If Jarvis St is not quite part of the Village, it is at least a close relative, the gaybourhood’s rebellious younger brother. Or, to switch metaphors entirely, Jarvis is a release valve — a neighbouring hood with a large queer population, but slightly lower rent.

The strip is rougher around the edges than the Church-Wellesley neighbourhood, but the Jarvis Street Streetscape Improvement, which earned environmental approval early this year, seems bent on changing that.

So far, debate over that plan has focused — relentlessly — on traffic. It’s true that the plan calls for bike lanes, but with only two minutes of added driving time expected during rush hour, it’s not exactly a pedestrian takeover.

Rather, mock-ups imagine Jarvis as a Richard Florida–style “cultural corridor,” anchored by the National Ballet School and Rogers’ headquarters and lined with granite curbs, bronze sidewalk inlays, trees, planters and sidewalk light fixtures.

Local business owners are usually the first to complain about rising rent. But Peter Bochove, whose Spa Excess sits between Church and Jarvis — and, luckily, is locked into a long lease — likes the plan.

“I’m hugely in favour of bicycle paths,” he says. “I also live in the neighbourhood, and I do think having the neighbourhood a bit more cared for is a good thing.”

He doesn’t oppose gentrification in general, but he does worry about the shortage of affordable housing downtown.

“The worrisome thing for me is, where do my customers live, if the rent becomes ridiculous?” he says. “Unless that situation is directly tackled, poverty and homelessness, then all that you’re going to have left downtown is people that have lots and lots of money. And that is frightening. But I don’t think that’s the intent of the plan.”

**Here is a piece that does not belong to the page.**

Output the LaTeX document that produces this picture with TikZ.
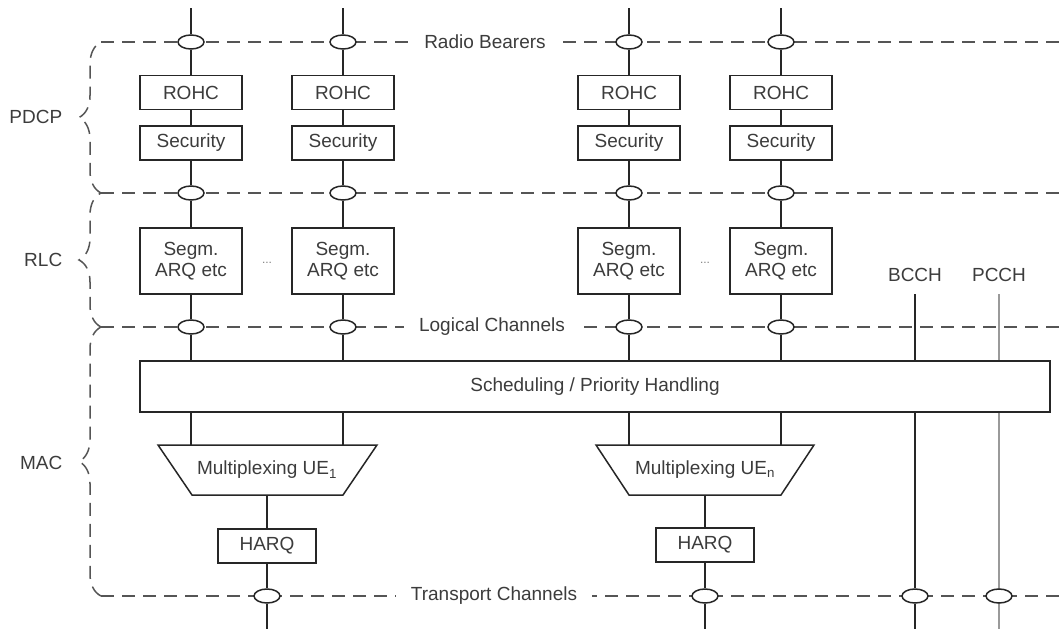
\documentclass[tikz,border=0pt]{standalone}
\usepackage{fontspec}
\setmainfont{Liberation Sans}
\usetikzlibrary{shapes.geometric,decorations.pathreplacing}
\definecolor{ln}{HTML}{262626}
\definecolor{dsh}{HTML}{555555}
\definecolor{txt}{HTML}{3C3C3C}
\definecolor{pc}{HTML}{9A9A9A}
\begin{document}
\begin{tikzpicture}[x=1pt,y=-1pt,
  font=\fontsize{19}{21}\selectfont, text=txt, line width=1.5pt,
  every node/.style={inner sep=0pt},
  box/.style={draw=ln, fill=white, minimum width=102pt, minimum height=34pt},
  segbox/.style={box, minimum height=66pt, align=center},
  port/.style={draw=ln, fill=white, ellipse, minimum width=26pt, minimum height=14pt},
  link/.style={draw=ln},
  graylink/.style={draw=pc, line width=2.6pt},
  bus/.style={draw=dsh, dash pattern=on 13pt off 8pt},
  lbl/.style={fill=white, inner xsep=15pt, inner ysep=3pt},
  layer/.style={anchor=east},
  dots/.style={font=\fontsize{12}{12}\selectfont, text=gray},
  bracestyle/.style={draw=dsh, dash pattern=on 13pt off 8pt, decorate, decoration={brace, amplitude=22pt}}]
\useasboundingbox (0,0) rectangle (1061,629);

% layer braces
\draw[bracestyle] (101,193) -- (101,42);
\draw[bracestyle] (101,327) -- (101,193);
\draw[bracestyle] (101,596) -- (101,327);
\node[layer] (pdcp) at (63,117) {PDCP};
\node[layer] (rlc) at (63,260) {RLC};
\node[layer] (mac) at (63,463) {MAC};

% horizontal buses
\draw[bus] (101,42) -- (1061,42);
\draw[bus] (101,193) -- (1061,193);
\draw[bus] (101,327) -- (1061,327);
\draw[bus] (101,596) -- (1061,596);
\node[lbl] (rb) at (485,42) {Radio Bearers};
\node[lbl] (lch) at (492,327) {Logical Channels};
\node[lbl] (tch) at (494,596) {Transport Channels};

% scheduling
\node[draw=ln, fill=white, minimum width=910pt, minimum height=51pt] (sched) at (595,386.5) {Scheduling / Priority Handling};

% radio bearer columns
\foreach \i/\x in {1/191, 2/343, 3/629, 4/781}{
  \coordinate (top\i) at (\x,8);
  \node[port] (rb\i) at (\x,42) {};
  \node[box] (rohc\i) at (\x,92.5) {ROHC};
  \node[box] (sec\i) at (\x,143) {Security};
  \node[port] (pr\i) at (\x,193) {};
  \node[segbox] (seg\i) at (\x,261) {Segm.\\ARQ etc};
  \node[port] (lc\i) at (\x,327) {};
  \draw[link] (top\i) -- (rb\i) -- (rohc\i) -- (sec\i) -- (pr\i) -- (seg\i) -- (lc\i) -- (lc\i |- sched.north);
}
\node[dots] (d1) at (267,263) {...};
\node[dots] (d2) at (705,263) {...};

% multiplexing UE1
\draw[draw=ln, fill=white] (158,445) -- (377,445) -- (343,495) -- (192,495) -- cycle;
\node (mux1) at (267,470) {Multiplexing UE\textsubscript{1}};
\coordinate (mux1n) at (267,445);
\coordinate (mux1s) at (267,495);
\draw[link] (seg1 |- sched.south) -- (seg1 |- mux1n);
\draw[link] (seg2 |- sched.south) -- (seg2 |- mux1n);
\node[box, minimum width=98pt] (harq1) at (267,546) {HARQ};
\node[port] (tc1) at (267,596) {};
\coordinate (bot1) at (267,629);
\draw[link] (mux1s) -- (harq1) -- (tc1) -- (bot1);

% multiplexing UEn
\draw[draw=ln, fill=white] (596,445) -- (814,445) -- (781,495) -- (629,495) -- cycle;
\node (mux2) at (705,470) {Multiplexing UE\textsubscript{n}};
\coordinate (mux2n) at (705,445);
\coordinate (mux2s) at (705,495);
\draw[link] (seg3 |- sched.south) -- (seg3 |- mux2n);
\draw[link] (seg4 |- sched.south) -- (seg4 |- mux2n);
\node[box, minimum width=98pt] (harq2) at (705,545) {HARQ};
\node[port] (tc2) at (705,596) {};
\coordinate (bot2) at (705,629);
\draw[link] (mux2s) -- (harq2) -- (tc2) -- (bot2);

% BCCH
\node (bcch) at (915,275) {BCCH};
\coordinate (bcchtop) at (915,294);
\node[port] (tc3) at (915,596) {};
\coordinate (bot3) at (915,629);
\draw[link] (bcchtop) -- (bcchtop |- sched.north);
\draw[link] (bcchtop |- sched.south) -- (tc3) -- (bot3);

% PCCH
\node (pcch) at (999,275) {PCCH};
\coordinate (pcchtop) at (999,294);
\coordinate (bot4) at (999,629);
\draw[graylink] (pcchtop) -- (pcchtop |- sched.north);
\draw[graylink] (pcchtop |- sched.south) -- (bot4);
\node[port] (tc4) at (999,596) {};
\end{tikzpicture}
\end{document}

The environmental assessment calls 19th-century Jarvis St Toronto’s Champs-Elysées: “a tree-lined boulevard of striking mansions belonging to the wealthy and business elite of Toronto.”

Today’s Jarvis is more an expressway than a boulevard, home to a clutter of rental high rises and condos, student housing and what even the Star calls Hooker Harvey’s. Old Arthur McMaster’s place peddles steak to the unimaginative, and Jarvis Collegiate, once Upper Canada College’s main rival, is now a pretty typical public high school.

But as much as Allan Gardens may have seen better days, feudal mansions are a strange model for modern-day Toronto.

Catherine Nash, a professor of geography at Brock University, wrote her thesis on the Village. Now she studies Queer West, but she is still interested in the stories we tell each other about cities. At “former glory,” her ears prick up.

“In returning [something] to its former glory, former has to have a time period,” she says. “It’s always saturated with class and race, ideas about what that glory looks like.”

Kevin Stolarick, research director at Richard Florida’s Martin Prosperity Institute, admits that further gentrification is the usual result of streetscape renovation, and not just on Jarvis.

“Part of the pressure on Church is because of what’s happening on Yonge. If you do the same thing on Jarvis, it’s going to come from the other side too,” he says.

Stolarick has a more palpable parallel for the Jarvis revitalization, though: the nearly built Spadina Expressway, which, urban fable has it, almost destroyed Chinatown, Kensington Market and the Annex. 

“Jarvis always struck me as odd, in that it wasn’t very much of an urban street; it was an interstate sort of plunked down in the middle there,” he says. “When people fought the Spadina Expressway for so long and so hard, it was because it wasn’t going to do a damn thing for the neighbourhood. It was going to help people in the north of the city.”